Keosha Rattler wants to be a professor in a college when she grows up, hoping to teach either mathematics or science. She says the creative space that Excellence has allowed her encourages her to branch out and try new ideas.
“The science teachers are working on a science fair,” she says. She’s looking forward to entering.

The future at Excellence isn’t just about a new high school, either. Smith says next year they plan on increasing from 239 students to more than 300. Ultimately, she hopes north of 500 students will call the school home, becoming life-long learners with a deep appreciation for knowledge wrapped in the joy of the performing and visual arts.
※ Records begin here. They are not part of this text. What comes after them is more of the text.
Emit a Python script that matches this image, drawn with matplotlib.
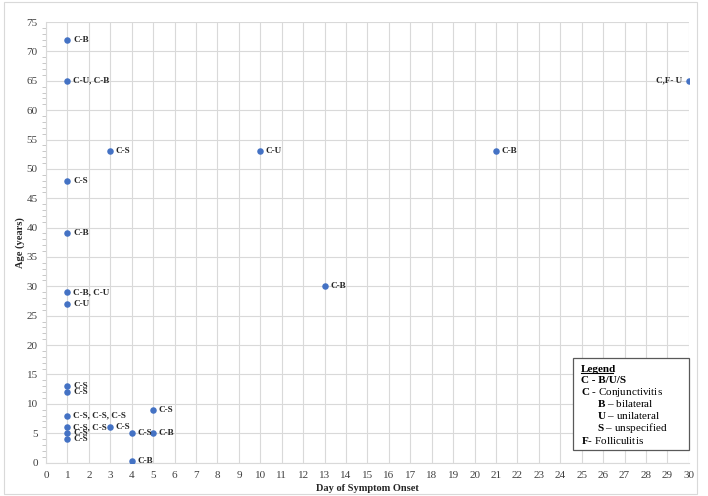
import matplotlib
matplotlib.use("Agg")
import matplotlib.pyplot as plt
from matplotlib.ticker import MultipleLocator
from matplotlib.patches import Rectangle

plt.rcParams['font.family'] = ['Liberation Serif', 'DejaVu Serif']
plt.rcParams['mathtext.fontset'] = 'custom'
plt.rcParams['mathtext.rm'] = 'Liberation Serif'
plt.rcParams['mathtext.bf'] = 'Liberation Serif:bold'

days = [1, 1, 1, 1, 1, 1, 1, 1, 1, 1, 1, 1, 3, 3, 4, 4, 5, 5, 10, 13, 21, 30]
ages = [72, 65, 48, 39, 29, 27, 13, 12, 8, 6, 5, 4, 53, 6, 5, 0.3, 9, 5, 53, 30, 53, 65]
labels = ["C-B", "C-U, C-B", "C-S", "C-B", "C-B, C-U", "C-U", "C-S", "C-S",
          "C-S, C-S, C-S", "C-S, C-S", "C-S", "C-S", "C-S", "C-S", "C-S", "C-B",
          "C-S", "C-B", "C-U", "C-B", "C-B", "C,F- U"]
left_labels = ["C,F- U"]

x_ticks = list(range(0, 31))
y_ticks = list(range(0, 76, 5))

fig = plt.figure(figsize=(7.08, 4.96), dpi=100)
fig.patches.append(Rectangle((0.005, 0.005), 0.98, 0.99, transform=fig.transFigure,
                             fill=False, edgecolor='#d9d9d9', linewidth=0.8))
ax = fig.add_axes([0.065, 0.0675, 0.908, 0.888])

ax.scatter(days, ages, s=22, color='#4472C4', zorder=3, linewidths=0)
for d, a, lab in zip(days, ages, labels):
    if lab in left_labels:
        ax.annotate(lab, (d, a), xytext=(-5, 0), textcoords='offset points',
                    ha='right', va='center', fontsize=6.6, fontweight='bold', color='#262626')
    else:
        ax.annotate(lab, (d, a), xytext=(4, 0), textcoords='offset points',
                    ha='left', va='center', fontsize=6.6, fontweight='bold', color='#262626')

ax.set_xlim(0, 30)
ax.set_ylim(0, 75)
ax.set_xticks(x_ticks)
ax.set_yticks(y_ticks)
ax.yaxis.set_minor_locator(MultipleLocator(1))
ax.grid(True, which='major', color='#d9d9d9', linewidth=0.8)
ax.set_axisbelow(True)
for s in ['top', 'right']:
    ax.spines[s].set_visible(False)
for s in ['left', 'bottom']:
    ax.spines[s].set_color('#d9d9d9')
    ax.spines[s].set_linewidth(0.8)
ax.tick_params(axis='x', which='major', length=0, labelsize=8, colors='#404040', pad=6)
ax.tick_params(axis='y', which='major', length=0, labelsize=8, colors='#404040', pad=6)
ax.tick_params(axis='y', which='minor', length=3, color='#bfbfbf', width=0.6)
ax.set_xlabel("Day of Symptom Onset", fontsize=7.5, fontweight='bold', color='#262626', labelpad=3)
ax.set_ylabel("Age (years)", fontsize=7.5, fontweight='bold', color='#262626', labelpad=1)

# Legend box
lx0, ly0 = 24.6, 2.1
lx1, ly1 = 30.0, 17.8
box = Rectangle((lx0, ly0), lx1 - lx0, ly1 - ly0, fill=True, facecolor='white',
                edgecolor='#595959', linewidth=0.9, zorder=4, clip_on=False)
ax.add_patch(box)
tx = 24.95
ind = 25.7
fs = 8
ys = [15.9, 13.9, 12.0, 10.0, 8.0, 5.9, 3.8]
ax.text(tx, ys[0], "Legend", fontsize=fs, fontweight='bold', va='center', ha='left', zorder=5)
ax.plot([tx, tx + 1.53], [ys[0] - 0.7, ys[0] - 0.7], color='black', linewidth=0.8, zorder=5)
ax.text(tx, ys[1], "C - B/U/S", fontsize=fs, fontweight='bold', va='center', ha='left', zorder=5)
ax.text(tx, ys[2], r"$\mathbf{C}$ - Conjunctivitis", fontsize=fs, va='center', ha='left', zorder=5)
ax.text(ind, ys[3], r"$\mathbf{B}$ – bilateral", fontsize=fs, va='center', ha='left', zorder=5)
ax.text(ind, ys[4], r"$\mathbf{U}$ – unilateral", fontsize=fs, va='center', ha='left', zorder=5)
ax.text(ind, ys[5], r"$\mathbf{S}$ – unspecified", fontsize=fs, va='center', ha='left', zorder=5)
ax.text(tx, ys[6], r"$\mathbf{F}$- Folliculitis", fontsize=fs, va='center', ha='left', zorder=5)

fig.savefig("out.png", dpi=100)
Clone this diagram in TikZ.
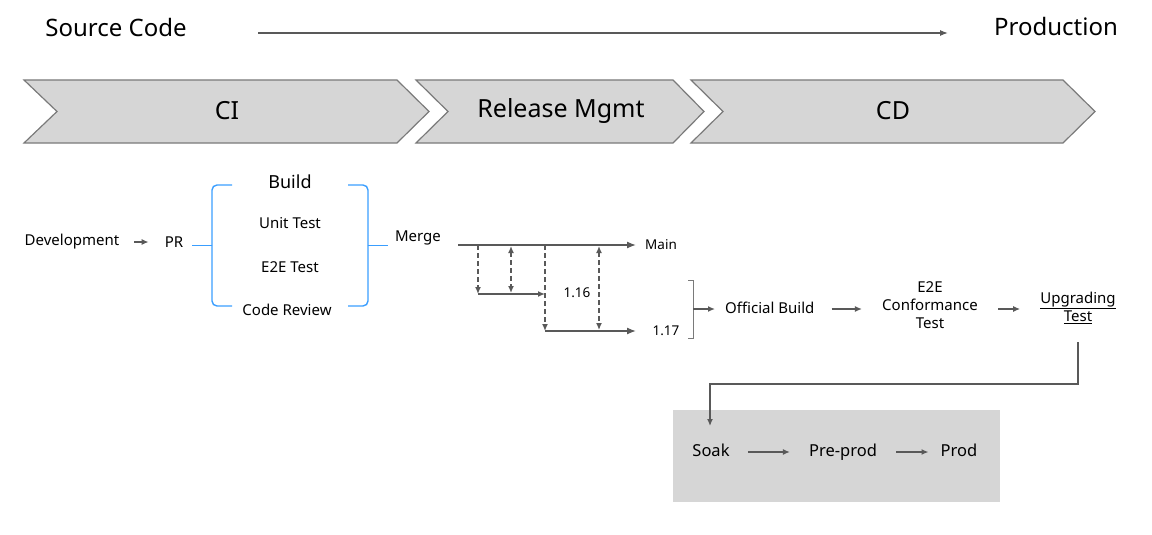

During Jones’s concert, it’s apparent this gamble is already paying off. The students clap along, they cheer each song and they answer questions with a raucous cacophony when asked. Jones chuckles and laughs along at their shared jokes. And then, she takes a personal turn.

She talks about writing each morning in her journal, a list of “gratitudes.”

“Do you know what the first one I put down this morning was?” she asks. She points at the students one by one and smiles. “Excellence Academy. All of you.”

That night, the assembly is of a different sort. Stedman Graham is on hand to discuss with the parents the importance of transformative education in the lives of their children. It’s a subject with which he’s quite familiar.

When he’s not being “Mr. Oprah Winfrey,” as many in the press have dubbed him, Graham operates an educational consulting firm out of Chicago. He also travels as part of the Sonima Foundation’s efforts to build “whole” healthy students.

He’s seen a lot of changes around the Educational community, and it’s clear he’s impressed by Excellence Academy and its heavy reliance on independence and the arts. Graham’s consulting firm assists individuals with the formation of “whole” persons, fully self-identified and realized. It’s a heady way of saying grown-ups with maturity to be individuals. The arts play a significant role in that, especially for creative types.

“I teach people how to find out who they are,” Graham says. “That’s important for the students because the students often times memorize, take tests, repeat the information, but organized around the school.”

They are learning facts and figures, but they aren’t necessarily learning how to use those tools in daily life, and they aren’t learning how to learn on their own in the “real” world. “So what I do is teach them how to take charge of their own learning, how to take information and education and make it relevant to what they love, what they’re passionate about, what their skills are, so that they can become life-long learners.”

The students are impressed by Graham and they’re engaged with Jones. But are they learning? Is it working? The jury’s still out on that.

Late in April, the students are taking part in the LEAP test, the high stakes measure of a student’s, and ultimately, the school’s academic progress. Wright is playing down this year’s round of scores, because they’re just one year into the school. He doesn’t expect major progress until next year, after the students have worked for some time in the Excellence model.

The model seems to be working, though. And if the current mood of Excellence Academy students, faculty and staff is any indication, very little can stand in the school’s way.